The amount of CODI ultimately to be included by the debtor is not affected by the 2009 Tax Act. If the debtor dies, ceases its business, or transfers substantially all of its assets in liquidation or in a sale (including in a title 11 case), the outstanding balance of the CODI being deferred under this provision is accelerated and included in gross income in the year when such event occurs (or, for a title 11 case, the day before the petition is filed).
In the case of electing partnerships or other pass-through entities that elect deferral, this rule also applies to a disposition of an ownership interest in the entity. The Secretary of the Treasury is authorised to prescribe regulations requiring the accelerated inclusion of deferred income in other appropriate circumstances.
If the debtor is a partnership, S corporation, or other pass-through entity, then the election to defer CODI from a re-acquisition of debt is to be made by the debtor entity, not by its owners. The deferred CODI of an electing partnership is to be allocated to its partners immediately before the cancellation in the manner in which such income would have been allocated if it were recognised at such time.
The 2009 Tax Act requires the debtor to defer deductions otherwise allowable for original issue discount (OID) accruing on any instrument issued, or deemed issued, in a transaction that is the subject of a CODI deferral election, to the extent of the amount of CODI that has been deferred. Deferred deductions are allowed ratably over the period of the inclusion of the deferred CODI. The situations in which an OID instrument is deemed to be issued in an exchange subject to a CODI deferral election include:
  • Where the proceeds of an OID debt instrument are used (directly or indirectly) to repurchase outstanding debt.
  • Where the taxpayer's debt is acquired by a related person at a discount.
In addition to the deferral of CODI arising from transactions in 2009 or 2010, the 2009 Tax Act provides that the so-called "AHYDO" rules, that defer or disallow interest deductions on certain high-yield obligations, do not apply to debt-for-debt swaps occurring after 31 August 2008 and before 1 January 2010, provided that the outstanding debt retired in the swap is not AHYDO debt.

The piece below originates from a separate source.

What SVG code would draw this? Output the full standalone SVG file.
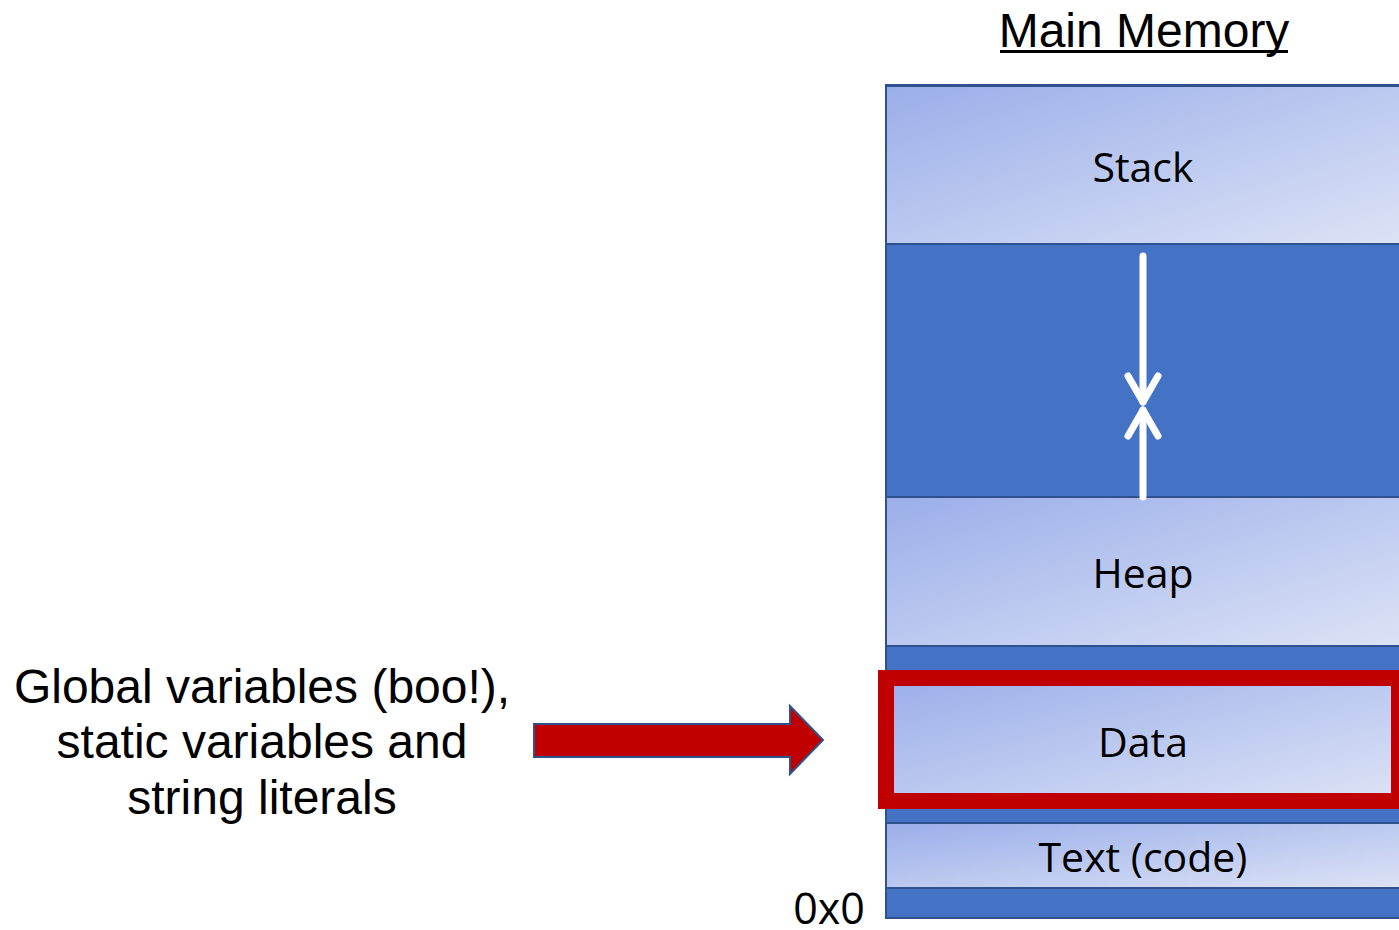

These rules ordinarily affect certain OID bonds with a term in excess of five years on which the yield to maturity equals or exceeds the applicable federal rate plus five percentage points.
Certain businesses may find that these temporary tax incentives justify pursuing a modification to their outstanding debt this year, after taking into account the credit opportunities available to them, the scheduled maturities of their debt obligations, and their assessment of future market conditions.

Conclusion

The 2009 Tax Act will enable many businesses to restructure their outstanding debt with generally favourable tax consequences during 2009 and 2010. Certain taxpayers who previously might have depended on the insolvency or bankruptcy exceptions to avoid CODI (and suffered the resulting reduction in tax attributes) could find more favourable results available under the 2009 Tax Act's CODI deferral regime. The new principle of matching CODI and OID deductions in many instances may eliminate or significantly reduce the adverse tax costs associated with a debt restructuring. Finally, the suspension of the AHYDO rules in connection with certain debt exchanges in 2009 may afford many taxpayers a significant planning opportunity, particularly given the likelihood that more instruments could meet the yield criteria for these rules, given current market conditions.